━━━ Given data

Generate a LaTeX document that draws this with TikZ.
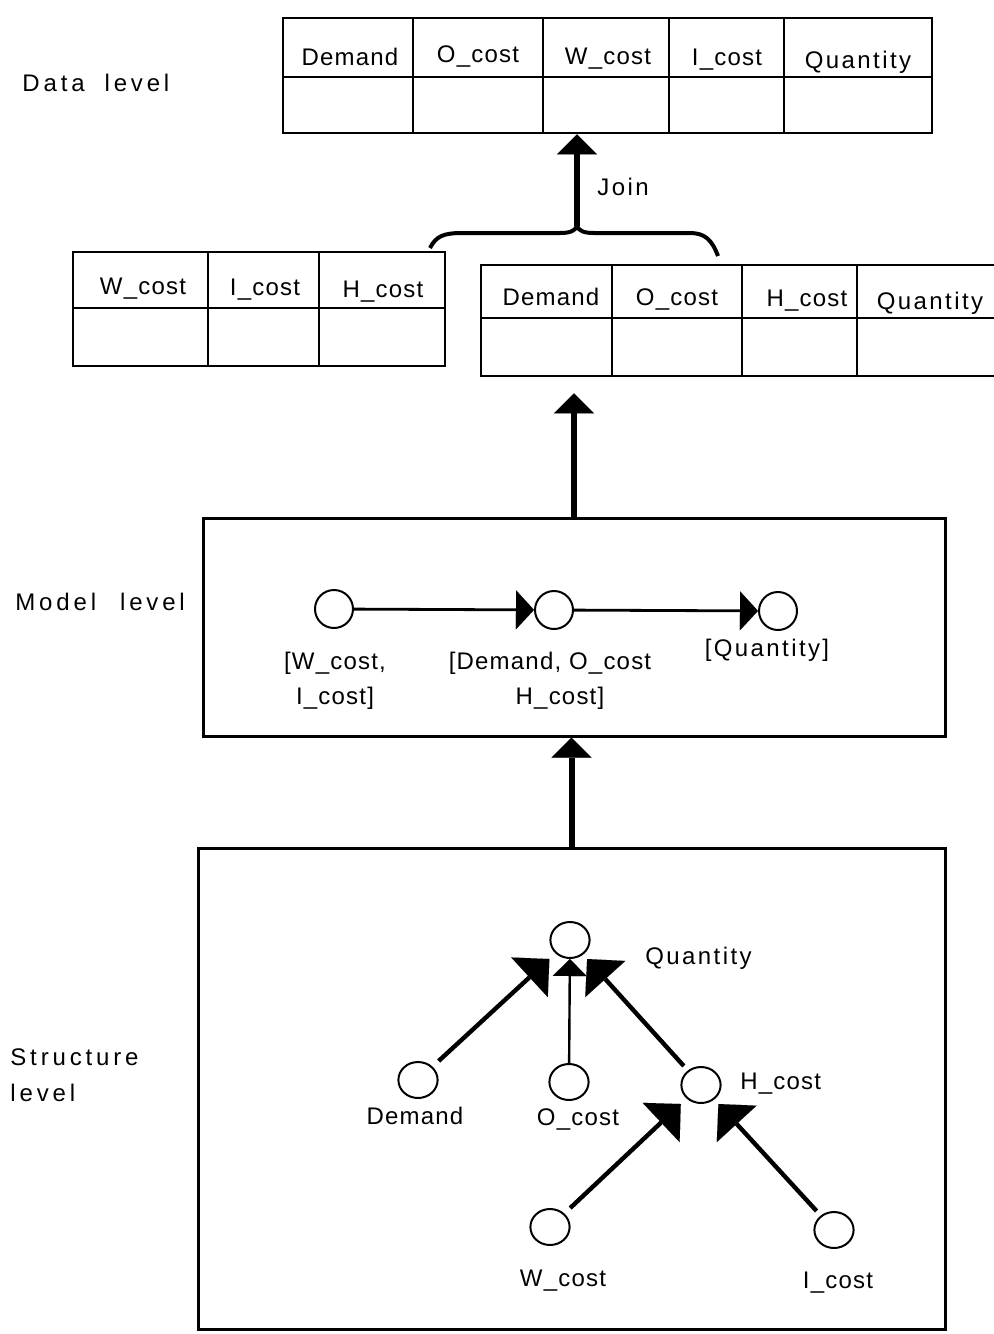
\documentclass[tikz,border=0pt]{standalone}
\usepackage{fontspec}
\setmainfont{Liberation Sans}
\newfontfamily\labfont[LetterSpace=5]{Liberation Sans}
\newfontfamily\widefont[LetterSpace=10]{Liberation Sans}
\newfontfamily\lvlfont[LetterSpace=16]{Liberation Sans}
\usetikzlibrary{arrows.meta,fit}

\begin{document}
\begin{tikzpicture}[x=0.5pt,y=-0.5pt,
  lab/.style={inner sep=0pt, font=\fontsize{12}{17.5}\labfont},
  widelab/.style={inner sep=0pt, font=\fontsize{12}{17.5}\widefont},
  lvl/.style={inner sep=0pt, anchor=west, align=left, font=\fontsize{12}{18}\lvlfont},
  box/.style={draw, line width=1.5pt, inner sep=0pt},
  tab/.style={draw, line width=1.3pt, inner sep=0pt},
  tline/.style={line width=1.2pt},
  bigarrow/.style={line width=3pt, -{Triangle[length=10pt, width=20pt, line width=0.01pt]}},
  marrow/.style={line width=1.4pt, -{Triangle[length=9pt, width=19.5pt, line width=0.01pt]}},
  sarrow/.style={line width=2.2pt, -{Triangle[length=13.5pt, width=27pt, line width=0.01pt]}},
  oarrow/.style={line width=1.2pt, -{Triangle[length=8.5pt, width=17pt, line width=0.01pt]}},
  mnode/.style={circle, draw, line width=1pt, minimum size=19pt, inner sep=0pt},
  snode/.style={rectangle, minimum width=21pt, minimum height=19pt, inner sep=0pt, outer sep=0pt,
    path picture={\draw[line width=1pt] (path picture bounding box.center)
      ellipse [x radius=9.8pt, y radius=9pt];}}
]
\useasboundingbox (0,0) rectangle (994,1334);
\clip (0,0) rectangle (994,1334);

% ---------------- level captions ----------------
\node[lvl] (capdata) at (22,83) {Data\hspace{10pt}level};
\node[lvl] (capmodel) at (15,602) {Model\hspace{12pt}level};
\node[lvl] (capstruct) at (10,1075) {Structure\\level};

% ---------------- data level: joined table ----------------
\node[tab, fit={(283,18) (932,133)}] (dt) {};
\draw[tline] (283,77) -- (932,77);
\foreach \x in {413,543,669,784} \draw[tline] (\x,18) -- (\x,133);
\node[lab] (dt1) at (350,57) {Demand};
\node[lab] (dt2) at (478,57) {O\_cost};
\node[lab] (dt3) at (608,59) {W\_cost};
\node[lab] (dt4) at (727,60) {I\_cost};
\node[widelab] (dt5) at (858,62) {Quantity};

% ---------------- two source tables ----------------
\node[tab, fit={(73,252) (445,366)}] (lt) {};
\draw[tline] (73,308) -- (445,308);
\foreach \x in {208,319} \draw[tline] (\x,252) -- (\x,366);
\node[lab] (lt1) at (143,289) {W\_cost};
\node[lab] (lt2) at (265,290) {I\_cost};
\node[lab] (lt3) at (383,292) {H\_cost};

\node[tab, fit={(481,265) (1010,376)}] (rt) {};
\draw[tline] (481,318) -- (1010,318);
\foreach \x in {612,742,857} \draw[tline] (\x,265) -- (\x,376);
\node[lab] (rt1) at (551,297) {Demand};
\node[lab] (rt2) at (677,299) {O\_cost};
\node[lab] (rt3) at (807,301) {H\_cost};
\node[widelab] (rt4) at (930,303) {Quantity};

% brace gathering both tables, and the join arrow
\coordinate (jt) at (577,226);
\draw[line width=2pt, line join=round]
  (430,248) .. controls (436,236) and (444,233) .. (462,233) -- (560,233)
  .. controls (570,233) and (575,231) .. (jt)
  .. controls (579,231) and (584,233) .. (594,233) -- (690,233)
  .. controls (705,233) and (712,240) .. (718,256);
\draw[bigarrow] (jt) -- (jt |- dt.south);
\node[widelab, anchor=west] (join) at (597,187) {Join};

% ---------------- model level ----------------
\node[box, fit={(203,518) (945,736)}] (mbox) {};
\draw[bigarrow, shorten >=8pt] (mbox.north) -- (mbox.north |- rt.south);

\node[mnode] (m1) at (334,609) {};
\node[mnode] (m2) at (554,610) {};
\node[mnode] (m3) at (778,611) {};
\draw[marrow] (m1) -- (m2);
\draw[marrow] (m2) -- (m3);
\node[lab, align=center] (ml1) at (335,681) {[W\_cost,\\I\_cost]};
\node[lab, align=center] (ml2) at (550,681) {[Demand, O\_cost\\\hspace{10pt}H\_cost]};
\node[widelab] (ml3) at (767,650) {[Quantity]};

% ---------------- structure level ----------------
\node[box, fit={(198,848) (945,1329)}] (sbox) {};
\draw[bigarrow] (sbox.north) -- (sbox.north |- mbox.south);

\node[snode] (q) at (570,940) {};
\node[snode] (d) at (418,1080) {};
\node[snode] (o) at (569,1082) {};
\node[snode] (h) at (701,1085) {};
\node[snode] (w) at (550,1227) {};
\node[snode] (i) at (834,1230) {};

\draw[oarrow] (o) -- (q);
\draw[sarrow] (d) -- (q);
\draw[sarrow] (h) -- (q);
\draw[sarrow] (w) -- (h);
\draw[sarrow] (i) -- (h);

\node[widelab, anchor=west] (ql) at (645,958) {Quantity};
\node[lab] (dl) at (415,1116) {Demand};
\node[lab] (ol) at (578,1119) {O\_cost};
\node[lab, anchor=west] (hl) at (740,1084) {H\_cost};
\node[lab] (wl) at (563,1281) {W\_cost};
\node[lab] (il) at (838,1283) {I\_cost};
\end{tikzpicture}
\end{document}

━━━━━━

### To be done
Reproduce the material in full, word for word, and omit the pictures.

### Correct output
Generate a LaTeX document that draws this with TikZ.
\documentclass[tikz,border=0pt]{standalone}
\usepackage{fontspec}
\setmainfont{Liberation Sans}
\newfontfamily\labfont[LetterSpace=5]{Liberation Sans}
\newfontfamily\widefont[LetterSpace=10]{Liberation Sans}
\newfontfamily\lvlfont[LetterSpace=16]{Liberation Sans}
\usetikzlibrary{arrows.meta,fit}

\begin{document}
\begin{tikzpicture}[x=0.5pt,y=-0.5pt,
  lab/.style={inner sep=0pt, font=\fontsize{12}{17.5}\labfont},
  widelab/.style={inner sep=0pt, font=\fontsize{12}{17.5}\widefont},
  lvl/.style={inner sep=0pt, anchor=west, align=left, font=\fontsize{12}{18}\lvlfont},
  box/.style={draw, line width=1.5pt, inner sep=0pt},
  tab/.style={draw, line width=1.3pt, inner sep=0pt},
  tline/.style={line width=1.2pt},
  bigarrow/.style={line width=3pt, -{Triangle[length=10pt, width=20pt, line width=0.01pt]}},
  marrow/.style={line width=1.4pt, -{Triangle[length=9pt, width=19.5pt, line width=0.01pt]}},
  sarrow/.style={line width=2.2pt, -{Triangle[length=13.5pt, width=27pt, line width=0.01pt]}},
  oarrow/.style={line width=1.2pt, -{Triangle[length=8.5pt, width=17pt, line width=0.01pt]}},
  mnode/.style={circle, draw, line width=1pt, minimum size=19pt, inner sep=0pt},
  snode/.style={rectangle, minimum width=21pt, minimum height=19pt, inner sep=0pt, outer sep=0pt,
    path picture={\draw[line width=1pt] (path picture bounding box.center)
      ellipse [x radius=9.8pt, y radius=9pt];}}
]
\useasboundingbox (0,0) rectangle (994,1334);
\clip (0,0) rectangle (994,1334);

% ---------------- level captions ----------------
\node[lvl] (capdata) at (22,83) {Data\hspace{10pt}level};
\node[lvl] (capmodel) at (15,602) {Model\hspace{12pt}level};
\node[lvl] (capstruct) at (10,1075) {Structure\\level};

% ---------------- data level: joined table ----------------
\node[tab, fit={(283,18) (932,133)}] (dt) {};
\draw[tline] (283,77) -- (932,77);
\foreach \x in {413,543,669,784} \draw[tline] (\x,18) -- (\x,133);
\node[lab] (dt1) at (350,57) {Demand};
\node[lab] (dt2) at (478,57) {O\_cost};
\node[lab] (dt3) at (608,59) {W\_cost};
\node[lab] (dt4) at (727,60) {I\_cost};
\node[widelab] (dt5) at (858,62) {Quantity};

% ---------------- two source tables ----------------
\node[tab, fit={(73,252) (445,366)}] (lt) {};
\draw[tline] (73,308) -- (445,308);
\foreach \x in {208,319} \draw[tline] (\x,252) -- (\x,366);
\node[lab] (lt1) at (143,289) {W\_cost};
\node[lab] (lt2) at (265,290) {I\_cost};
\node[lab] (lt3) at (383,292) {H\_cost};

\node[tab, fit={(481,265) (1010,376)}] (rt) {};
\draw[tline] (481,318) -- (1010,318);
\foreach \x in {612,742,857} \draw[tline] (\x,265) -- (\x,376);
\node[lab] (rt1) at (551,297) {Demand};
\node[lab] (rt2) at (677,299) {O\_cost};
\node[lab] (rt3) at (807,301) {H\_cost};
\node[widelab] (rt4) at (930,303) {Quantity};

% brace gathering both tables, and the join arrow
\coordinate (jt) at (577,226);
\draw[line width=2pt, line join=round]
  (430,248) .. controls (436,236) and (444,233) .. (462,233) -- (560,233)
  .. controls (570,233) and (575,231) .. (jt)
  .. controls (579,231) and (584,233) .. (594,233) -- (690,233)
  .. controls (705,233) and (712,240) .. (718,256);
\draw[bigarrow] (jt) -- (jt |- dt.south);
\node[widelab, anchor=west] (join) at (597,187) {Join};

% ---------------- model level ----------------
\node[box, fit={(203,518) (945,736)}] (mbox) {};
\draw[bigarrow, shorten >=8pt] (mbox.north) -- (mbox.north |- rt.south);

\node[mnode] (m1) at (334,609) {};
\node[mnode] (m2) at (554,610) {};
\node[mnode] (m3) at (778,611) {};
\draw[marrow] (m1) -- (m2);
\draw[marrow] (m2) -- (m3);
\node[lab, align=center] (ml1) at (335,681) {[W\_cost,\\I\_cost]};
\node[lab, align=center] (ml2) at (550,681) {[Demand, O\_cost\\\hspace{10pt}H\_cost]};
\node[widelab] (ml3) at (767,650) {[Quantity]};

% ---------------- structure level ----------------
\node[box, fit={(198,848) (945,1329)}] (sbox) {};
\draw[bigarrow] (sbox.north) -- (sbox.north |- mbox.south);

\node[snode] (q) at (570,940) {};
\node[snode] (d) at (418,1080) {};
\node[snode] (o) at (569,1082) {};
\node[snode] (h) at (701,1085) {};
\node[snode] (w) at (550,1227) {};
\node[snode] (i) at (834,1230) {};

\draw[oarrow] (o) -- (q);
\draw[sarrow] (d) -- (q);
\draw[sarrow] (h) -- (q);
\draw[sarrow] (w) -- (h);
\draw[sarrow] (i) -- (h);

\node[widelab, anchor=west] (ql) at (645,958) {Quantity};
\node[lab] (dl) at (415,1116) {Demand};
\node[lab] (ol) at (578,1119) {O\_cost};
\node[lab, anchor=west] (hl) at (740,1084) {H\_cost};
\node[lab] (wl) at (563,1281) {W\_cost};
\node[lab] (il) at (838,1283) {I\_cost};
\end{tikzpicture}
\end{document}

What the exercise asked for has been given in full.